What is a compute cluster?

A compute cluster is a set of interconnected computers that work together as if they were one very large computer.

A fairly typical research workflow on the cluster is as follows:

  1. Copy data to the cluster
  2. Create a job script to run your particular research workflow
  3. Submit your job script to the cluster to do your computation
  4. Copy data and results off the cluster for post-processing/analysis after the computations finish. This step is important because there is only a limited amount of storage space for data on the cluster.

Slurm job scheduler

Running programs on the cluster is different from how you might typically run software on your personal computer. The cluster uses a software package called Slurm (Simple linux utility for resource management) to manage how/when programs are run on the cluster. Essentially, you will submit a request to run your software. Your request will be placed in a job queue and remain there until

  1. Your job gets to (or near) the top of the queue AND
  2. All necessary resources (e.g. # of CPUs, memory, etc.) that your job needs to run are available.
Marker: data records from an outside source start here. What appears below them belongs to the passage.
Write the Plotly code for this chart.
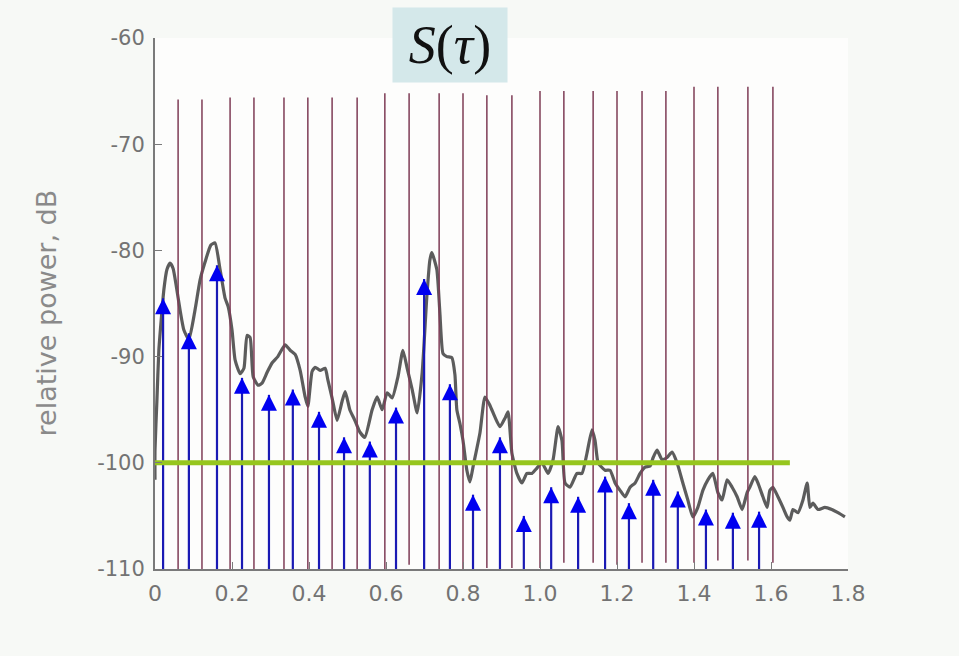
import plotly.graph_objects as go

# ---------------- data ----------------
# measured power delay profile (scanned gray curve)
curve_delay = [0.000, 0.000, 0.005, 0.010, 0.016, 0.023, 0.031, 0.039, 0.047, 0.055,
               0.065, 0.075, 0.088, 0.104, 0.117, 0.130, 0.145, 0.156, 0.169, 0.182,
               0.190, 0.200, 0.208, 0.221, 0.231, 0.239, 0.247, 0.255, 0.268, 0.278,
               0.291, 0.304, 0.319, 0.338, 0.351, 0.364, 0.377, 0.390, 0.397, 0.408,
               0.416, 0.429, 0.442, 0.449, 0.460, 0.473, 0.486, 0.494, 0.506, 0.519,
               0.532, 0.545, 0.564, 0.577, 0.590, 0.603, 0.616, 0.631, 0.644, 0.655,
               0.668, 0.681, 0.694, 0.706, 0.714, 0.719, 0.732, 0.740, 0.748, 0.758,
               0.771, 0.779, 0.784, 0.792, 0.800, 0.810, 0.818, 0.826, 0.844, 0.857,
               0.870, 0.883, 0.896, 0.909, 0.917, 0.927, 0.940, 0.953, 0.966, 0.979,
               0.992, 1.005, 1.021, 1.034, 1.047, 1.057, 1.065, 1.078, 1.096, 1.109,
               1.122, 1.135, 1.143, 1.151, 1.169, 1.182, 1.195, 1.208, 1.221, 1.234,
               1.247, 1.260, 1.273, 1.286, 1.294, 1.304, 1.317, 1.330, 1.343, 1.356,
               1.371, 1.384, 1.397, 1.410, 1.423, 1.436, 1.449, 1.462, 1.473, 1.486,
               1.499, 1.512, 1.525, 1.538, 1.545, 1.558, 1.566, 1.579, 1.590, 1.597,
               1.605, 1.618, 1.631, 1.642, 1.649, 1.657, 1.670, 1.683, 1.694, 1.701,
               1.709, 1.722, 1.740, 1.758, 1.774, 1.792]
curve_power = [-101.6, -98.8, -94.1, -89.4, -86.6, -83.7, -81.8, -81.2, -81.7, -83.3,
               -85.6, -87.5, -88.4, -85.6, -82.8, -81.1, -79.5, -79.3, -81.8, -84.5,
               -85.3, -87.5, -90.3, -91.6, -91.1, -88.0, -88.2, -91.9, -92.7, -92.5,
               -91.5, -90.6, -90.0, -88.9, -89.4, -89.8, -91.3, -93.8, -94.7, -91.4,
               -91.0, -91.3, -91.1, -92.2, -93.9, -96.0, -94.2, -93.3, -95.0, -96.0,
               -97.1, -97.6, -95.0, -93.8, -95.0, -93.4, -93.9, -91.9, -89.4, -91.1,
               -93.1, -95.3, -91.5, -84.4, -80.9, -80.2, -81.8, -85.9, -89.7, -90.0,
               -90.1, -91.7, -95.0, -96.3, -97.9, -100.7, -101.8, -100.4, -97.2, -93.8,
               -94.6, -95.7, -96.6, -95.8, -95.2, -99.1, -101.0, -101.9, -101.0, -101.0,
               -100.5, -100.0, -101.0, -99.7, -96.6, -97.9, -101.9, -102.3, -101.0, -101.0,
               -99.1, -96.9, -97.9, -100.0, -100.7, -100.7, -101.9, -102.6, -103.2, -102.3,
               -101.9, -101.0, -100.4, -100.3, -99.5, -98.8, -99.7, -99.5, -99.0, -100.0,
               -101.9, -103.5, -105.1, -104.2, -102.6, -101.6, -101.0, -102.8, -103.5, -101.6,
               -102.3, -103.2, -104.4, -102.8, -102.3, -101.3, -101.9, -103.2, -104.2, -102.6,
               -102.3, -103.2, -104.2, -105.1, -105.4, -104.4, -104.7, -103.5, -101.9, -104.2,
               -103.8, -104.4, -104.2, -104.4, -104.7, -105.1]

# tap-delay grid (vertical maroon lines)
grid_delay = [0.060, 0.122, 0.195, 0.257, 0.335, 0.397, 0.460, 0.525, 0.597, 0.660,
              0.738, 0.800, 0.862, 0.927, 1.000, 1.062, 1.138, 1.200, 1.265, 1.327,
              1.400, 1.462, 1.540, 1.605]
grid_top = [-65.8, -65.8, -65.6, -65.6, -65.6, -65.6, -65.6, -65.6, -65.2, -65.2,
            -65.2, -65.2, -65.4, -65.4, -65.0, -65.0, -65.0, -65.0, -65.0, -65.0,
            -64.6, -64.6, -64.6, -64.6]
grid_bottom = [-110.0, -110.0, -110.0, -110.0, -110.0, -110.0, -110.0, -110.0, -110.0, -109.6,
               -110.0, -110.0, -109.9, -109.9, -109.9, -109.4, -109.4, -109.6, -109.4, -109.4,
               -109.4, -109.2, -109.2, -109.4]

# tap amplitudes (blue arrows)
tap_delay = [0.021, 0.088, 0.161, 0.226, 0.296, 0.358, 0.426, 0.491, 0.558, 0.626,
             0.699, 0.766, 0.826, 0.896, 0.958, 1.029, 1.099, 1.169, 1.231, 1.294,
             1.358, 1.431, 1.501, 1.569]
tap_power = [-84.5, -87.8, -81.4, -92.0, -93.6, -93.1, -95.2, -97.6, -98.0, -94.8,
             -82.7, -92.6, -103.0, -97.6, -105.0, -102.3, -103.2, -101.3, -103.8, -101.6,
             -102.7, -104.4, -104.7, -104.6]

# threshold
threshold_db = -100.0
threshold_end = 1.649

y_ticks = [-60, -70, -80, -90, -100, -110]
y_tick_text = ["-60", "-70", "-80", "-90", "-100", "-110"]
x_ticks = [0, 0.2, 0.4, 0.6, 0.8, 1.0, 1.2, 1.4, 1.6, 1.8]
x_tick_text = ["0", "0.2", "0.4", "0.6", "0.8", "1.0", "1.2", "1.4", "1.6", "1.8"]
y_title = "relative power, dB"
box_title = "<i>S</i>(<i>τ</i>)"
y_floor = -110

# ---------------- figure ----------------
fig = go.Figure()

fig.add_trace(go.Scatter(
    x=curve_delay, y=curve_power, mode="lines",
    line=dict(color="rgba(70,70,70,0.88)", width=3.2, shape="spline", smoothing=0.5),
    hoverinfo="skip"))

gx, gy = [], []
for d, t, b in zip(grid_delay, grid_top, grid_bottom):
    gx += [d, d, None]
    gy += [b, t, None]
fig.add_trace(go.Scatter(x=gx, y=gy, mode="lines",
                         line=dict(color="#7e3c56", width=1.5), hoverinfo="skip"))

sx, sy = [], []
for d, p in zip(tap_delay, tap_power):
    sx += [d, d, None]
    sy += [y_floor, p, None]
fig.add_trace(go.Scatter(x=sx, y=sy, mode="lines",
                         line=dict(color="#1a1ab4", width=2.2), hoverinfo="skip"))
fig.add_trace(go.Scatter(x=tap_delay, y=tap_power, mode="markers",
                         marker=dict(symbol="arrow-up", size=16, color="#0000f0",
                                     line=dict(width=0)),
                         cliponaxis=False, hoverinfo="skip"))

fig.add_trace(go.Scatter(x=[0, threshold_end], y=[threshold_db, threshold_db],
                         mode="lines", line=dict(color="#96c61e", width=5),
                         hoverinfo="skip"))

axis_font = dict(family="DejaVu Sans", size=21, color="#737373")
fig.update_layout(
    width=959, height=656,
    margin=dict(l=155, r=111, t=38, b=87),
    paper_bgcolor="#f7f9f6",
    plot_bgcolor="#fdfdfc",
    showlegend=False,
    xaxis=dict(range=[0, 1.8], tickvals=x_ticks, ticktext=x_tick_text,
               showgrid=False, zeroline=False, showline=True, linecolor="#7a7a7a",
               linewidth=2, ticks="inside", ticklen=7, tickcolor="#7a7a7a",
               tickfont=dict(family="DejaVu Sans", size=22, color="#737373"),
               ticklabelstandoff=4),
    yaxis=dict(range=[-110, -60], tickvals=y_ticks, ticktext=y_tick_text,
               showgrid=False, zeroline=False, showline=True, linecolor="#7a7a7a",
               linewidth=2, ticks="inside", ticklen=7, tickcolor="#7a7a7a",
               tickfont=axis_font, ticklabelstandoff=4),
    annotations=[
        dict(text=y_title, xref="paper", yref="paper", x=-0.156, y=0.483,
             xanchor="center", yanchor="middle", textangle=-90, showarrow=False,
             font=dict(family="DejaVu Sans", size=27, color="#8a8a8a")),
        dict(text=box_title, xref="paper", yref="paper", x=0.4257, y=0.9868,
             xanchor="center", yanchor="middle", showarrow=False,
             width=114, height=74, bgcolor="#d4e8ea", borderpad=0,
             font=dict(family="Liberation Serif", size=54, color="#111111")),
    ],
)

fig.write_html("out.html")
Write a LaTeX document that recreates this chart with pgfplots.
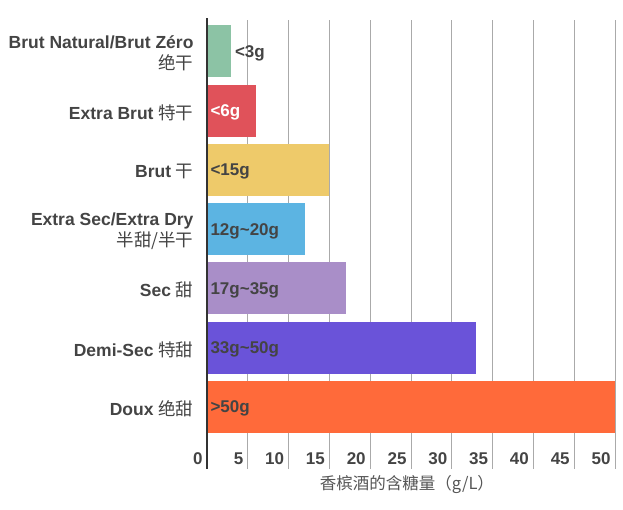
\documentclass[border=0pt]{standalone}
\usepackage{pgfplots}
\pgfplotsset{compat=1.18}
\usepackage{fontspec}
\setmainfont{Liberation Sans}
\newfontfamily\cjk{Noto Sans CJK SC}
\newcommand{\zh}[1]{{\cjk\mdseries\fontsize{17.5}{21}\selectfont #1}}
\definecolor{txt}{HTML}{444444}
\definecolor{txtb}{HTML}{555555}
\definecolor{gridc}{HTML}{AAAAAA}
\definecolor{axc}{HTML}{333333}
\definecolor{cA}{HTML}{8CC3A5}
\definecolor{cB}{HTML}{E0525A}
\definecolor{cC}{HTML}{EECA6A}
\definecolor{cD}{HTML}{5CB4E2}
\definecolor{cE}{HTML}{A98EC8}
\definecolor{cF}{HTML}{6A53D9}
\definecolor{cG}{HTML}{FF6A3A}
\begin{document}
\begin{tikzpicture}
\useasboundingbox (-207pt,-41pt) rectangle (416pt,469pt);
\begin{axis}[
  at={(0pt,0pt)}, anchor=south west,
  scale only axis, width=408pt, height=449pt,
  xmin=0, xmax=50, ymin=-1.05, ymax=6.53,
  xtick={0,5,...,50}, ytick={0,...,6},
  /pgf/number format/assume math mode=true,
  yticklabels={
    {Doux \zh{绝甜}},
    {Demi-Sec \zh{特甜}},
    {Sec \zh{甜}},
    {Extra Sec/Extra Dry\\\zh{半甜/半干}},
    {Brut \zh{干}},
    {Extra Brut \zh{特干}},
    {Brut Natural/Brut Zéro\\\zh{绝干}}},
  major tick length=0pt,
  xmajorgrids, grid style={line width=1pt, color=gridc},
  axis line style={draw=none},
  tick label style={font=\fontsize{17}{21}\selectfont\bfseries, text=txt},
  xticklabel style={anchor=east, xshift=-1pt, yshift=10pt},
  yticklabel style={align=right, xshift=-10pt, yshift=-2pt, font=\fontsize{17.5}{21}\selectfont\bfseries},
  xlabel={\cjk 香槟酒的含糖量（g/L）},
  xlabel style={at={(axis description cs:0.49,0)}, anchor=center, yshift=-16pt, font=\fontsize{16.5}{18}\selectfont, text=txtb},
  clip=false,
]
\addplot[xbar, bar width=52pt, bar shift=0pt, fill=cA, draw=none] coordinates {(3,6)};
\addplot[xbar, bar width=52pt, bar shift=0pt, fill=cB, draw=none] coordinates {(6,5)};
\addplot[xbar, bar width=52pt, bar shift=0pt, fill=cC, draw=none] coordinates {(15,4)};
\addplot[xbar, bar width=52pt, bar shift=0pt, fill=cD, draw=none] coordinates {(12,3)};
\addplot[xbar, bar width=52pt, bar shift=0pt, fill=cE, draw=none] coordinates {(17,2)};
\addplot[xbar, bar width=52pt, bar shift=0pt, fill=cF, draw=none] coordinates {(33,1)};
\addplot[xbar, bar width=52pt, bar shift=0pt, fill=cG, draw=none] coordinates {(50,0)};
\addplot[draw=none, mark=none, nodes near coords, point meta=explicit symbolic,
  nodes near coords style={anchor=west, yshift=-2pt, font=\fontsize{17}{20}\selectfont\bfseries, text=txt}]
  coordinates {(3,6) [<3g] (0,5) [\textcolor{white}{<6g}] (0,4) [<15g]
    (0,3) [12g\textasciitilde20g] (0,2) [17g\textasciitilde35g]
    (0,1) [33g\textasciitilde50g] (0,0) [>50g]};
\draw[line width=2pt, color=axc] (rel axis cs:0,0) -- (rel axis cs:0,1.005);
\end{axis}
\end{tikzpicture}
\end{document}
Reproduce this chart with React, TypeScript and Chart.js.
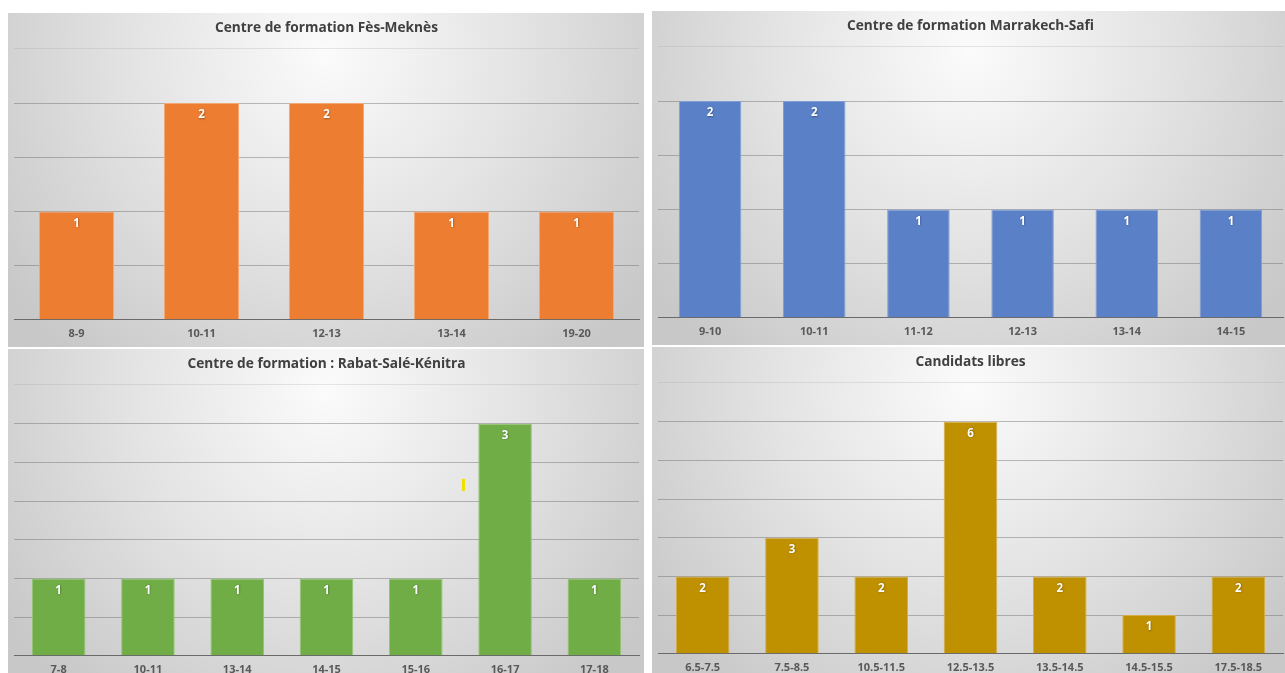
import React, { useEffect, useRef } from 'react';
import { Chart, registerables } from 'chart.js';

Chart.register(...registerables);

// Fès-Meknès
const fesCategories = ['8-9', '10-11', '12-13', '13-14', '19-20'];
const fesCounts = [1, 2, 2, 1, 1];

// Marrakech-Safi
const marrakechCategories = ['9-10', '10-11', '11-12', '12-13', '13-14', '14-15'];
const marrakechCounts = [2, 2, 1, 1, 1, 1];

// Rabat-Salé-Kénitra
const rabatCategories = ['7-8', '10-11', '13-14', '14-15', '15-16', '16-17', '17-18'];
const rabatCounts = [1, 1, 1, 1, 1, 3, 1];

// Candidats libres
const libresCategories = ['6.5-7.5', '7.5-8.5', '10.5-11.5', '12.5-13.5', '13.5-14.5', '14.5-15.5', '17.5-18.5'];
const libresCounts = [2, 3, 2, 6, 2, 1, 2];

const FONT = '"Open Sans", Lato, sans-serif';

// Soft radial light behind each chart
const panelBackground = {
  id: 'panelBackground',
  beforeDraw(chart: any) {
    const { ctx, width, height } = chart;
    const cx = width * 0.5;
    const cy = height * 0.12;
    const g = ctx.createRadialGradient(cx, cy, 0, cx, cy, width * 0.62);
    g.addColorStop(0, '#fbfbfb');
    g.addColorStop(0.5, '#e3e3e3');
    g.addColorStop(1, '#c8c8c8');
    ctx.save();
    ctx.fillStyle = g;
    ctx.fillRect(0, 0, width, height);
    ctx.restore();
  },
};

// White value written just inside the top of each bar
const barValueLabels = {
  id: 'barValueLabels',
  afterDatasetsDraw(chart: any) {
    const { ctx } = chart;
    chart.data.datasets.forEach((ds: any, i: number) => {
      const meta = chart.getDatasetMeta(i);
      meta.data.forEach((bar: any, j: number) => {
        ctx.save();
        ctx.font = `bold 11.5px ${FONT}`;
        ctx.fillStyle = '#ffffff';
        ctx.textAlign = 'center';
        ctx.textBaseline = 'middle';
        ctx.shadowColor = 'rgba(0,0,0,0.35)';
        ctx.shadowBlur = 2;
        ctx.shadowOffsetX = 0.5;
        ctx.shadowOffsetY = 0.5;
        ctx.fillText(String(ds.data[j]), bar.x, bar.y + 12);
        ctx.restore();
      });
    });
  },
};

type PanelProps = {
  title: string;
  labels: string[];
  values: number[];
  color: string;
  edge: string;
  yMax: number;
  yStep: number;
  left: number;
  top: number;
  height: number;
  children?: React.ReactNode;
};

function ChartPanel({ title, labels, values, color, edge, yMax, yStep, left, top, height, children }: PanelProps) {
  const ref = useRef<HTMLCanvasElement | null>(null);

  useEffect(() => {
    if (!ref.current) return;
    const chart = new Chart(ref.current, {
      type: 'bar',
      data: {
        labels,
        datasets: [
          {
            data: values,
            backgroundColor: color,
            borderColor: edge,
            borderWidth: 1,
            barPercentage: 0.6,
            categoryPercentage: 1,
          },
        ],
      },
      options: {
        responsive: false,
        animation: false,
        layout: { padding: { left: 6, right: 5, top: 0, bottom: 0 } },
        plugins: {
          legend: { display: false },
          tooltip: { enabled: false },
          title: {
            display: true,
            text: title,
            color: '#404040',
            font: { family: FONT, size: 13.7, weight: 'bold' },
            padding: { top: 7, bottom: 12.5 },
          },
        },
        scales: {
          x: {
            grid: { display: false, drawTicks: false },
            border: { display: true, color: '#6a6a6a', width: 1 },
            ticks: {
              color: '#595959',
              font: { family: FONT, size: 11, weight: 'bold' },
              padding: 7,
              maxRotation: 0,
              autoSkip: false,
            },
          },
          y: {
            min: 0,
            max: yMax,
            ticks: { display: false, stepSize: yStep },
            grid: {
              drawTicks: false,
              lineWidth: 1,
              color: (c: any) =>
                c.tick && c.tick.value === yMax ? 'rgba(150,150,150,0.22)' : 'rgba(100,100,100,0.42)',
            },
            border: { display: false },
          },
        },
      },
      plugins: [panelBackground, barValueLabels],
    } as any);
    return () => chart.destroy();
  }, []);

  return (
    <div style={{ position: 'absolute', left, top, width: 636, height }}>
      <canvas ref={ref} width={636} height={334} style={{ display: 'block' }} />
      {children}
    </div>
  );
}

export default function App() {
  return (
    <div
      style={{
        position: 'fixed',
        left: 0,
        top: 0,
        width: 1285,
        height: 673,
        overflow: 'hidden',
        background: '#ffffff',
      }}
    >
      <ChartPanel
        title="Centre de formation Fès-Meknès"
        labels={fesCategories}
        values={fesCounts}
        color="#ED7D31"
        edge="#F3A774"
        yMax={2.5}
        yStep={0.5}
        left={8}
        top={13}
        height={333}
      />
      <ChartPanel
        title="Centre de formation Marrakech-Safi"
        labels={marrakechCategories}
        values={marrakechCounts}
        color="#5A80C8"
        edge="#7F9ED8"
        yMax={2.5}
        yStep={0.5}
        left={652}
        top={11}
        height={334}
      />
      <ChartPanel
        title="Centre de formation : Rabat-Salé-Kénitra"
        labels={rabatCategories}
        values={rabatCounts}
        color="#70AD47"
        edge="#93C572"
        yMax={3.5}
        yStep={0.5}
        left={8}
        top={349}
        height={334}
      >
        {/* small yellow cursor mark */}
        <div style={{ position: 'absolute', left: 454, top: 130, width: 3, height: 12, background: '#F0E000' }} />
      </ChartPanel>
      <ChartPanel
        title="Candidats libres"
        labels={libresCategories}
        values={libresCounts}
        color="#BF9000"
        edge="#D4AE45"
        yMax={7}
        yStep={1}
        left={652}
        top={347}
        height={334}
      />
    </div>
  );
}
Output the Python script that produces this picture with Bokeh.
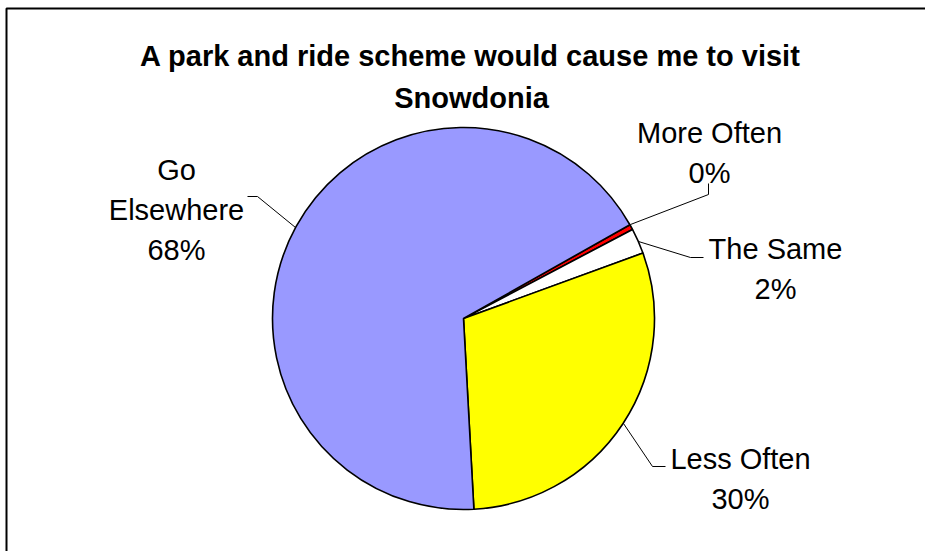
import math
from bokeh.plotting import figure
from bokeh.models import Range1d, ColumnDataSource
from bokeh.core.properties import value
from bokeh.embed import file_html
from bokeh.resources import INLINE

# ---- data ----
categories = ["More Often", "The Same", "Less Often", "Go Elsewhere"]
shares = [0.45, 2.15, 29.7, 67.7]          # percent
colors = ["#FF0000", "#FFFFFF", "#FFFF00", "#9999FF"]
title_lines = ["A park and ride scheme would cause me to visit", "Snowdonia"]

# ---- layout (screen pixels, y measured from top) ----
W, H = 925, 551
CX, CY, R = 463, 318, 191
FIRST_SLICE_DEG = 60.6                     # clockwise from 12 o'clock
FONT = "Liberation Sans"
FS = "29px"

# label anchors: (center x, baseline of first line)
label_pos = {
    "More Often": (709, 132),
    "The Same": (775, 248),
    "Go Elsewhere": (176, 169),
    "Less Often": (740, 458),
}
leaders = {
    "More Often": [(630, 224), (708, 194), (708, 183)],
    "The Same": [(638, 241), (690, 257), (703, 257)],
    "Go Elsewhere": [(295, 227), (257, 196), (247, 196)],
    "Less Often": [(623, 423), (652, 466), (665, 466)],
}
label_text = {
    "More Often": ["More Often"],
    "The Same": ["The Same"],
    "Go Elsewhere": ["Go", "Elsewhere"],
    "Less Often": ["Less Often"],
}
LINE_STEP = 40


def Y(s):
    return H - s


p = figure(width=W, height=H, output_backend="svg", toolbar_location=None,
           x_range=Range1d(0, W), y_range=Range1d(0, H), min_border=0)
p.axis.visible = False
p.grid.visible = False
p.outline_line_color = None
p.background_fill_color = "white"
p.border_fill_color = "white"

# chart frame (left and top edges visible; the rest runs off the page)
p.line([6, 6, W + 20], [-20, Y(8), Y(8)], line_color="black", line_width=2)

# pie wedges (clockwise from FIRST_SLICE_DEG)
total = sum(shares)
starts, ends = [], []
acc = FIRST_SLICE_DEG
for s in shares:
    a0 = acc
    a1 = acc + s / total * 360.0
    starts.append(math.radians(90 - a0))
    ends.append(math.radians(90 - a1))
    acc = a1
src = ColumnDataSource(dict(start=starts, end=ends, color=colors, cat=categories))
p.wedge(x=CX, y=Y(CY), radius=R, start_angle="start", end_angle="end",
        direction="clock", fill_color="color", line_color="black",
        line_width=1.6, source=src)

# leader lines
for cat in categories:
    pts = leaders[cat]
    p.line([q[0] for q in pts], [Y(q[1]) for q in pts], line_color="black",
           line_width=1)

# labels
xs, ys, texts = [], [], []
for cat, sh in zip(categories, shares):
    lx, ly = label_pos[cat]
    lines = label_text[cat] + [f"{round(sh):d}%"]
    for i, t in enumerate(lines):
        xs.append(lx)
        ys.append(Y(ly + i * LINE_STEP))
        texts.append(t)
p.text(x=xs, y=ys, text=texts, text_font=value(FONT), text_font_size=FS,
       text_align="center", text_baseline="alphabetic", text_color="black")

# title
p.text(x=[470, 471], y=[Y(55.7), Y(97.7)], text=title_lines,
       text_font=value(FONT), text_font_size=FS, text_font_style="bold",
       text_align="center", text_baseline="alphabetic", text_color="black")

open("out.html", "w").write(file_html(p, INLINE))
In order to submit a job you will create a text file (refered to here as a job script). You then submit your job script to the scheduler using the sbatch command. For example, if the job script file is named chemistryrun1.job then to submit that job you would use the command sbatch chemistryrun1.job

The job script file should just contain text. Programs such as Microsoft Word add additional formatting characters that often can’t be seen when looking at the file, but cause issues with Slurm and therefore should not be used to write the job script files.